With your models and tables set up, you can now interact with your ActiveRecord
objects in the
normal ways you’d expect:
account = Account.create!(name: "account")
item = account.inventory_items.create!(
sku: "1234",
name: "dummies guide to rails",
)
account.inventory_items.find_by(sku: "1234").name
#=> "dummies guide to rails"
An EXPLAIN
call on your generated SQL will confirm your query plans, e.g.:
EXPLAIN SELECT "inventory_items".*
FROM "inventory_items"
WHERE "inventory_items"."account_id" = 1
AND "inventory_items"."sku" = "1234"
------------------------------------------
-- Index Scan using inventory_items_account_1_pkey on inventory_items_account_1 inventory_items
-- Index Cond: ((account_id = '1'::bigint) AND ((sku)::text = '1234'::text))
Nice, so that’s it? Almost… Let’s rewind to the
create_table
definition in our migration, and notice the use of options:
. This is appended to the CREATE TABLE
PostgeSQL statement when run
as a migration, but those options aren’t persisted to db/schema.rb
when the schema is dumped. This
means that if you load db/schema.rb
in your test environment (rather than re-running migrations),
your partitioned tables won’t be able to be created correctly.
As of this commit,
Rails now supports dumping list partitioning options to db/schema.rb
. Otherwise, you’ll need to
inject support for it.
# needed for Rails < 7.2.2 or main branch prior to this commit:
# https://github.com/rails/rails/commit/d4df3d5f81344ed07187eaced049f1c59d624c34
module SchemaStatementsPartitionAwareness
def table_options(table_name)
options = {}
if (comment = table_comment(table_name))
options[:comment] = comment
end
if (partition_definition = table_partition_definition(table_name))
options[:options] = "PARTITION BY #{partition_definition}"
end
options
end
def inherited_table?(table_name)
scope = quoted_scope(table_name, type: "BASE TABLE")
!!query_value(<<~SQL.squish, "SCHEMA")
SELECT inhparent::pg_catalog.regclass
FROM pg_catalog.pg_inherits p
LEFT JOIN pg_catalog.pg_class c ON p.inhrelid = c.oid
LEFT JOIN pg_namespace n ON n.oid = c.relnamespace
WHERE c.relname = #{scope[:name]}
AND c.relkind IN (#{scope[:type]})
AND n.nspname = #{scope[:schema]}
SQL
end
def table_partition_definition(table_name)
scope = quoted_scope(table_name, type: "BASE TABLE")
query_value(<<~SQL.squish, "SCHEMA")
SELECT pg_catalog.pg_get_partkeydef(c.oid)
FROM pg_catalog.pg_class c
LEFT JOIN pg_namespace n ON n.oid = c.relnamespace
WHERE c.relname = #{scope[:name]}
AND c.relkind IN (#{scope[:type]})
AND n.nspname = #{scope[:schema]}
SQL
end
end
ActiveSupport.on_load(:active_record_postgresqladapter) do
ActiveRecord::ConnectionAdapters::PostgreSQL::SchemaStatements.prepend(SchemaStatementsPartitionAwareness)
end
You’ll probably also want to not dump child partitions to your schema.
module SchemaDumperExcludeChildPartitions
def ignored?(table_name)
super || @connection.inherited_table?(table_name)
end
end
ActiveSupport.on_load(:active_record_postgresqladapter) do
ActiveRecord::ConnectionAdapters::PostgreSQL::SchemaDumper.prepend(SchemaDumperExcludeChildPartitions)
end
Alternatively, a simpler way around this is to just set your schema format to :sql
in
config/application.rb
and call it a day:
config.active_record.schema_format = :sql
As with any clever solution that may veer from standard conventions, there are trade-offs to consider.
Native list partitioning planning time is pretty abysmal when it comes to large number of partitions in older versions of PostgreSQL. In version 11.x, I was encountered planning times above 10 seconds with 10,000 partitions, even when specifying the partition key.
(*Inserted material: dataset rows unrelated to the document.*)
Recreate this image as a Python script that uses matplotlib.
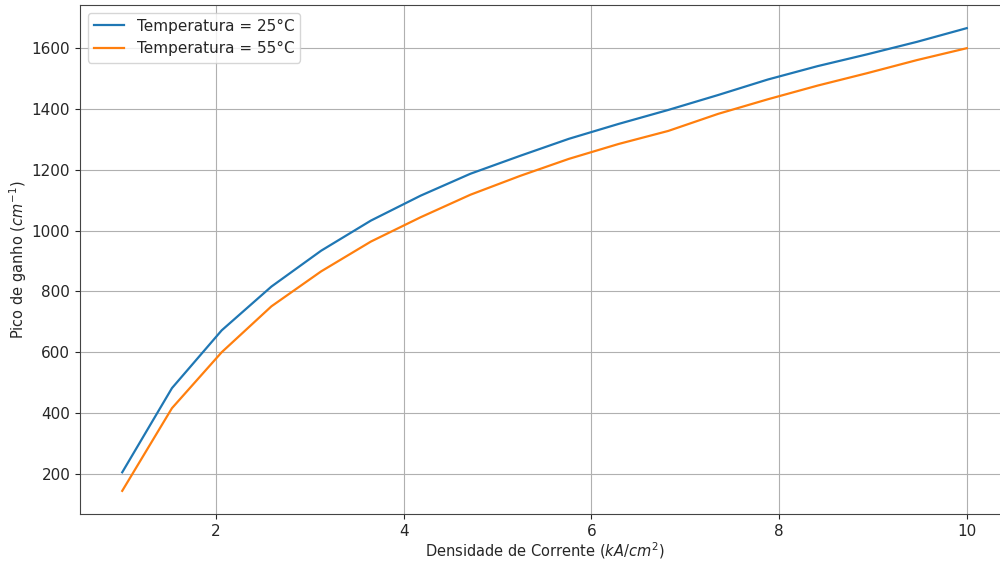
import numpy as np
import matplotlib
matplotlib.use("Agg")
import matplotlib.pyplot as plt

densidade = [1.0, 1.53, 2.06, 2.59, 3.12, 3.65, 4.18, 4.71, 5.24, 5.76,
             6.29, 6.82, 7.35, 7.88, 8.41, 8.94, 9.47, 10.0]
ganho_25 = [205, 482, 672, 816, 934, 1033, 1115, 1187, 1246, 1302,
            1351, 1397, 1446, 1497, 1541, 1580, 1621, 1666]
ganho_55 = [144, 416, 600, 751, 866, 964, 1044, 1118, 1180, 1236,
            1285, 1328, 1384, 1432, 1477, 1518, 1561, 1600]
labels = ["Temperatura = 25°C", "Temperatura = 55°C"]

plt.rcParams['font.family'] = ['DejaVu Sans']
plt.rcParams['text.color'] = '#262626'
plt.rcParams['axes.labelcolor'] = '#262626'
plt.rcParams['xtick.color'] = '#262626'
plt.rcParams['ytick.color'] = '#262626'
fig = plt.figure(figsize=(10, 5.62), dpi=100)
ax = fig.add_axes([0.080, 48/562, 0.929, 509/562])

ax.plot(densidade, ganho_25, color='#1f77b4', lw=1.6, label=labels[0])
ax.plot(densidade, ganho_55, color='#ff7f0e', lw=1.6, label=labels[1])

ax.grid(True, color='#b0b0b0', lw=0.8)
ax.set_xlabel(r'Densidade de Corrente ($kA/cm^2$)', fontsize=10.5, labelpad=1)
ax.set_ylabel(r'Pico de ganho ($cm^{-1}$)', fontsize=10.5, labelpad=2)
ax.tick_params(labelsize=11)
ax.set_xticks([2, 4, 6, 8, 10])
ax.set_yticks([200, 400, 600, 800, 1000, 1200, 1400, 1600])
for s in ax.spines.values():
    s.set_color('#444444')
ax.legend(loc='upper left', fontsize=11)

fig.savefig('out.png', dpi=100)
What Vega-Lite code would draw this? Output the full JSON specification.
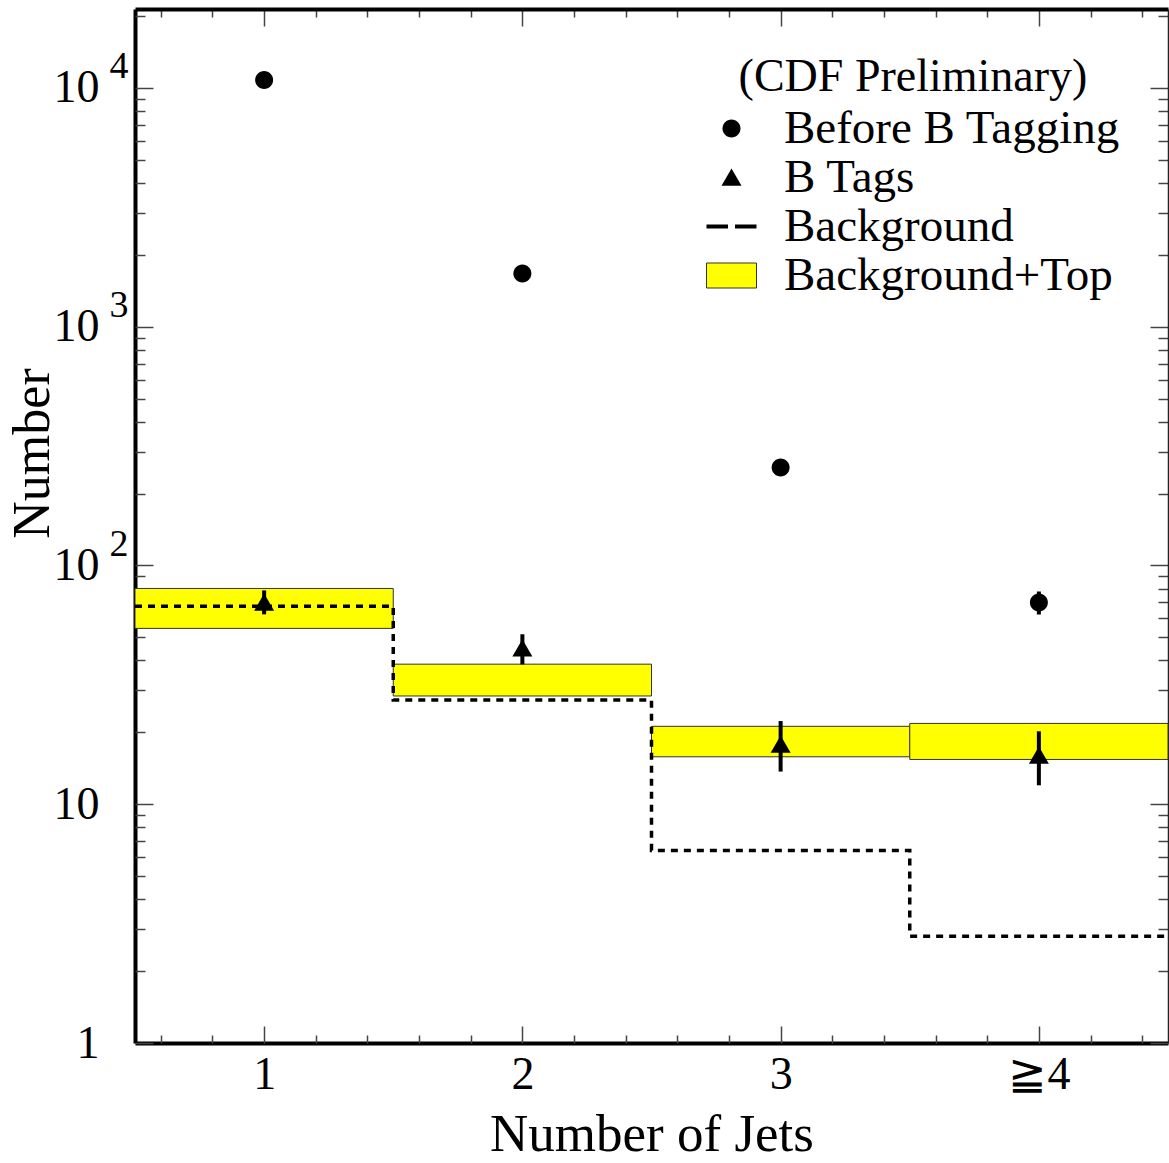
{
  "$schema": "https://vega.github.io/schema/vega-lite/v6.json",
  "width": 1033,
  "height": 1034,
  "autosize": {"type": "none"},
  "padding": {"left": 135, "top": 9, "right": 1, "bottom": 120},
  "background": "white",
  "config": {
    "view": {"stroke": null},
    "font": "Liberation Serif",
    "axis": {"grid": false, "zindex": 1, "tickColor": "#444", "tickWidth": 1.5, "labelColor": "black", "titleColor": "black", "labelFont": "Liberation Serif", "titleFont": "Liberation Serif", "titleFontWeight": "normal"}
  },
  "datasets": {
    "bands": [
      {"jets_lo": 0.5, "jets_hi": 1.5, "lo": 54.5, "hi": 80.1},
      {"jets_lo": 1.5, "jets_hi": 2.5, "lo": 28.4, "hi": 38.6},
      {"jets_lo": 2.5, "jets_hi": 3.5, "lo": 15.8, "hi": 21.2},
      {"jets_lo": 3.5, "jets_hi": 4.5, "lo": 15.4, "hi": 21.8}
    ],
    "background": [
      {"edge": 0.5, "value": 67.4},
      {"edge": 1.5, "value": 27.3},
      {"edge": 2.5, "value": 6.4},
      {"edge": 3.5, "value": 2.8},
      {"edge": 4.5, "value": 2.8}
    ],
    "points": [
      {"jets": 1, "series": "Before B Tagging", "value": 10800, "lo": 10700, "hi": 10900},
      {"jets": 2, "series": "Before B Tagging", "value": 1670, "lo": 1630, "hi": 1710},
      {"jets": 3, "series": "Before B Tagging", "value": 257, "lo": 241, "hi": 273},
      {"jets": 4, "series": "Before B Tagging", "value": 70, "lo": 62.3, "hi": 77.8},
      {"jets": 1, "series": "B Tags", "value": 70, "lo": 62.4, "hi": 78.6},
      {"jets": 2, "series": "B Tags", "value": 45, "lo": 38.5, "hi": 51.5},
      {"jets": 3, "series": "B Tags", "value": 17.8, "lo": 13.7, "hi": 22.3},
      {"jets": 4, "series": "B Tags", "value": 16, "lo": 12, "hi": 20.2}
    ]
  },
  "layer": [
    {
      "data": {"name": "bands"},
      "mark": {"type": "rect", "fill": "#ffff00", "stroke": "#333", "strokeWidth": 1},
      "encoding": {
        "x": {"field": "jets_lo", "type": "quantitative", "scale": {"domain": [0.5, 4.5], "nice": false, "zero": false},
          "axis": {"orient": "bottom", "values": [1, 2, 3, 4], "ticks": false, "domainWidth": 4, "domainColor": "black",
            "labelExpr": "datum.value == 4 ? '≧4' : datum.label", "labelFontSize": 46, "labelPadding": 9,
            "title": "Number of Jets", "titleFontSize": 53, "titlePadding": 11}},
        "x2": {"field": "jets_hi"},
        "y": {"field": "lo", "type": "quantitative", "scale": {"type": "log", "domain": [1, 21400], "nice": false},
          "axis": {"orient": "left", "values": [1, 10, 100, 1000, 10000], "ticks": false, "domainWidth": 4, "domainColor": "black",
            "labelExpr": "datum.value == 1 ? '1' : '10'", "labelFontSize": 46, "labelPadding": 36,
            "title": "Number", "titleFontSize": 52, "titlePadding": -6, "titleY": 444}},
        "y2": {"field": "hi"}
      }
    },
    {
      "data": {"name": "background"},
      "mark": {"type": "line", "interpolate": "step-after", "color": "black", "strokeWidth": 3.5, "strokeDash": [7, 6]},
      "encoding": {
        "x": {"field": "edge", "type": "quantitative", "scale": {"domain": [0.5, 4.5], "nice": false, "zero": false},
          "axis": {"orient": "top", "values": [0.6,0.8,1,1.2,1.4,1.6,1.8,2,2.2,2.4,2.6,2.8,3,3.2,3.4,3.6,3.8,4,4.2,4.4],
            "labels": false, "title": null, "domainWidth": 4, "domainColor": "black",
            "tickSize": {"condition": {"test": "datum.value % 1 == 0", "value": -17}, "value": -8}}},
        "y": {"field": "value", "type": "quantitative", "scale": {"type": "log", "domain": [1, 21400], "nice": false},
          "axis": {"orient": "right", "values": [1,2,3,4,5,6,7,8,9,10,20,30,40,50,60,70,80,90,100,200,300,400,500,600,700,800,900,1000,2000,3000,4000,5000,6000,7000,8000,9000,10000,20000],
            "labels": false, "title": null, "domainWidth": 1.5, "domainColor": "#222",
            "tickSize": {"condition": {"test": "indexof([1,10,100,1000,10000], datum.value) >= 0", "value": -18}, "value": -10}}}
      }
    },
    {
      "data": {"name": "points"},
      "mark": {"type": "rule", "color": "black", "strokeWidth": 4},
      "encoding": {
        "x": {"field": "jets", "type": "quantitative", "scale": {"domain": [0.5, 4.5], "nice": false, "zero": false},
          "axis": {"orient": "bottom", "values": [0.6,0.8,1,1.2,1.4,1.6,1.8,2,2.2,2.4,2.6,2.8,3,3.2,3.4,3.6,3.8,4,4.2,4.4],
            "labels": false, "title": null, "domain": false,
            "tickSize": {"condition": {"test": "datum.value % 1 == 0", "value": -17}, "value": -8}}},
        "y": {"field": "lo", "type": "quantitative", "scale": {"type": "log", "domain": [1, 21400], "nice": false},
          "axis": {"orient": "left", "values": [1,2,3,4,5,6,7,8,9,10,20,30,40,50,60,70,80,90,100,200,300,400,500,600,700,800,900,1000,2000,3000,4000,5000,6000,7000,8000,9000,10000,20000],
            "labels": false, "title": null, "domain": false,
            "tickSize": {"condition": {"test": "indexof([1,10,100,1000,10000], datum.value) >= 0", "value": -18}, "value": -10}}},
        "y2": {"field": "hi"}
      }
    },
    {
      "data": {"name": "points"},
      "mark": {"type": "point", "filled": true, "opacity": 1, "size": 2500, "strokeWidth": 1},
      "encoding": {
        "x": {"field": "jets", "type": "quantitative", "scale": {"domain": [0.5, 4.5], "nice": false, "zero": false}, "axis": null},
        "y": {"field": "value", "type": "quantitative", "scale": {"type": "log", "domain": [1, 21400], "nice": false},
          "axis": {"orient": "left", "values": [100, 1000, 10000], "ticks": false, "domain": false, "title": null,
            "labelExpr": "datum.value == 100 ? '2' : datum.value == 1000 ? '3' : '4'", "labelFontSize": 38, "labelPadding": 7, "labelOffset": -21}},
        "shape": {"field": "series", "type": "nominal",
          "scale": {"domain": ["Before B Tagging", "B Tags", "Background", "Background+Top"],
            "range": ["M0.36,0A0.36,0.36,0,1,1,-0.36,0A0.36,0.36,0,1,1,0.36,0Z", "M0,-0.36L0.4,0.33L-0.4,0.33Z", "M-1,-0.08H-0.14V0.08H-1ZM0.14,-0.08H1V0.08H0.14Z", "M-1,-0.5H1V0.5H-1Z"]},
          "legend": {"orient": "none", "legendX": 571, "legendY": 46, "title": "(CDF Preliminary)", "titleFontSize": 46, "titleFontWeight": "normal",
            "titleFont": "Liberation Serif", "titleColor": "black", "titleAnchor": "middle", "titlePadding": 2, "titleLimit": 0,
            "labelFontSize": 47, "labelFont": "Liberation Serif", "labelColor": "black", "labelOffset": 27, "labelLimit": 0,
            "symbolSize": 2500, "symbolStrokeWidth": 1, "rowPadding": -1, "padding": 0}},
        "fill": {"field": "series", "type": "nominal",
          "scale": {"domain": ["Before B Tagging", "B Tags", "Background", "Background+Top"], "range": ["black", "black", "black", "#ffff00"]},
          "legend": {"orient": "none", "legendX": 571, "legendY": 46, "title": "(CDF Preliminary)", "titleFontSize": 46, "titleFontWeight": "normal",
            "titleFont": "Liberation Serif", "titleColor": "black", "titleAnchor": "middle", "titlePadding": 2, "titleLimit": 0,
            "labelFontSize": 47, "labelFont": "Liberation Serif", "labelColor": "black", "labelOffset": 27, "labelLimit": 0,
            "symbolSize": 2500, "symbolStrokeWidth": 1, "rowPadding": -1, "padding": 0}},
        "stroke": {"field": "series", "type": "nominal",
          "scale": {"domain": ["Before B Tagging", "B Tags", "Background", "Background+Top"], "range": ["transparent", "transparent", "transparent", "#333333"]},
          "legend": {"orient": "none", "legendX": 571, "legendY": 46, "title": "(CDF Preliminary)", "titleFontSize": 46, "titleFontWeight": "normal",
            "titleFont": "Liberation Serif", "titleColor": "black", "titleAnchor": "middle", "titlePadding": 2, "titleLimit": 0,
            "labelFontSize": 47, "labelFont": "Liberation Serif", "labelColor": "black", "labelOffset": 27, "labelLimit": 0,
            "symbolSize": 2500, "symbolStrokeWidth": 1, "rowPadding": -1, "padding": 0}}
      }
    }
  ],
  "resolve": {"scale": {"x": "independent", "y": "independent"}}
}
Upon upgrading to 15.5, that planning time dropped to under 1ms. If you plan on having a large number of partitions, I’d recommend keeping your PG version up to date.
Query performance can be dramatically improved in certain situations, but if you aren’t careful
you can still footgun yourself royally. For example, If we had 10,000 accounts and searched
InventoryItem.where(sku: "1234")
that would result in 10,000 separate queries against each
partition to be merged together. List partitioning is not a good choice if you need to search
across partitions without knowing which partition keys you need, and your ActiveRecord
queries
should be written accordingly.
There is mental overhead required for understanding how list partitioning works that may become
friction if sharing the codebase with a larger team that may not be as database savvy, or are less
comfortable with “hacks” like monkey patches in initializer files to support db/schema.rb
dumping. It may also be fair to consider list partitioning as a premature optimization if you
don’t expect massive amounts of data and the other potential benefits aren’t relevant.
Disclaimers aside, I’ve been running such a list partitioning system at scale in production for a couple weeks now and so far, so good!